The Author Stories Podcast Episode 624 | Tom Clavin Interview


Today’s author interview guest is Tom Clavin, author of Wild Bill: The True Story of the American Frontier’s First Gunfighter.

The definitive true story of Wild Bill, the first lawman of the Wild West, by the #1 New York Times bestselling author of Dodge City.

In July 1865, “Wild Bill” Hickok shot and killed Davis Tutt in Springfield, MO―the first quick-draw duel on the frontier. Thus began the reputation that made him a marked man to every gunslinger in the Wild West.

James Butler Hickock was known across the frontier as a soldier, Union spy, scout, lawman, gunfighter, gambler, showman, and actor. He crossed paths with General Custer and Buffalo Bill Cody, as well as Ben Thompson and other young toughs gunning for the sheriff with the quickest draw west of the Mississippi.

Wild Bill also fell in love―multiple times―before marrying the true love of his life, Agnes Lake, the impresario of a traveling circus. He would be buried however, next to fabled frontierswoman Calamity Jane.

Even before his death, Wild Bill became a legend, with fiction sometimes supplanting fact in the stories that surfaced. Once, in a bar in Nebraska, he was confronted by four men, three of whom he killed in the ensuing gunfight. A famous Harper’s Magazine article credited Hickok with slaying 10 men that day; by the 1870s, his career-long kill count was up to 100.

The legend of Wild Bill has only grown since his death in 1876, when cowardly Jack McCall famously put a bullet through the back of his head during a card game.
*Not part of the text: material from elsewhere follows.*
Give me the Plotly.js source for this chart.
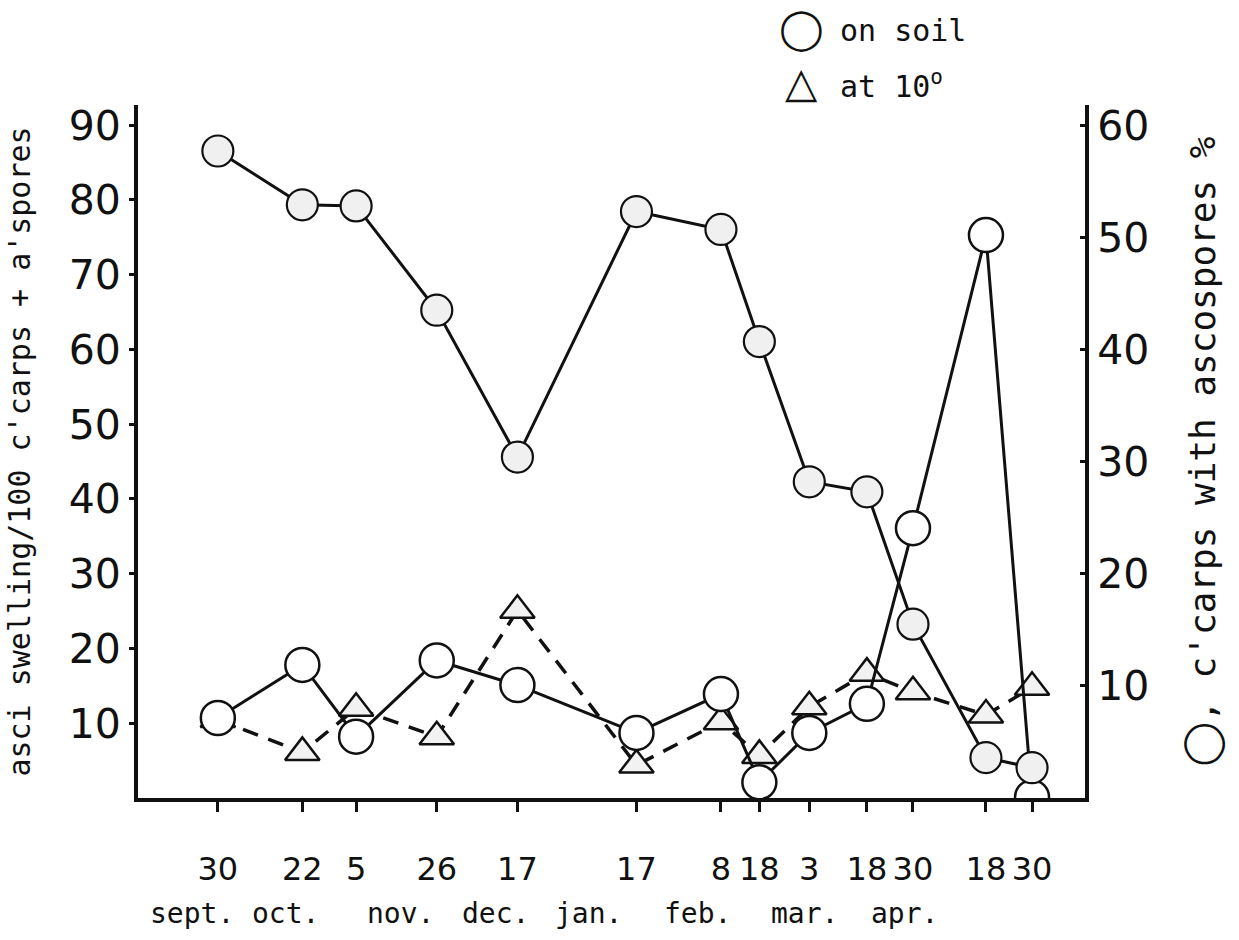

Bestselling author Tom Clavin has sifted through years of western lore to bring Hickock fully to life in this rip-roaring, spellbinding true story.

TOM CLAVIN is a bestselling author and has worked as a newspaper and web site editor, magazine writer, TV and radio commentator, and a reporter for The New York Times covering entertainment, sports, and the environment. He has received awards from the Society of Professional Journalists, Marine Corps Heritage Foundation, and National Newspaper Association, and two of his books were nominated for the Pulitzer Prize. Two of his books have been New York Times best sellers, The Heart of Everything That Is and Halsey’s Typhoon. Other books that have received popular and critical acclaim include The DiMaggios, Last Men Out, Gil Hodges, Roger Maris, The Last Stand of Fox Company, and his most recent book, Reckless: The Racehorse Who Became a Marine Corps Hero. Tom was born in the Bronx. His first professional job was as a publicist and proofreader for Sterling Publishing, which at the time produced annual editions of The Guinness Book of World Records. He began freelance writing and editing in 1980, and moved to Sag Harbor, NY two years later. Tom still lives there, and his two children, Kathryn and Brendan, were born and raised in Sag Harbor. His career has included working in the newspaper game on eastern Long Island – 15 years as a roving writer for The New York Times, managing editor of The East Hampton Star, editor-in-chief of the Independent chain of weeklies, and writing arts features and the “Farther East” column for the Press News Group. Gradually, writing nonfiction books became his full-time occupation. His next two books, to be published in 2016, is one on Old 666, the B-17 bomber that had the most decorated crew of World War II, and Reach for the Sky: The Dodge City Days of Wyatt Earp and Bat Masterson.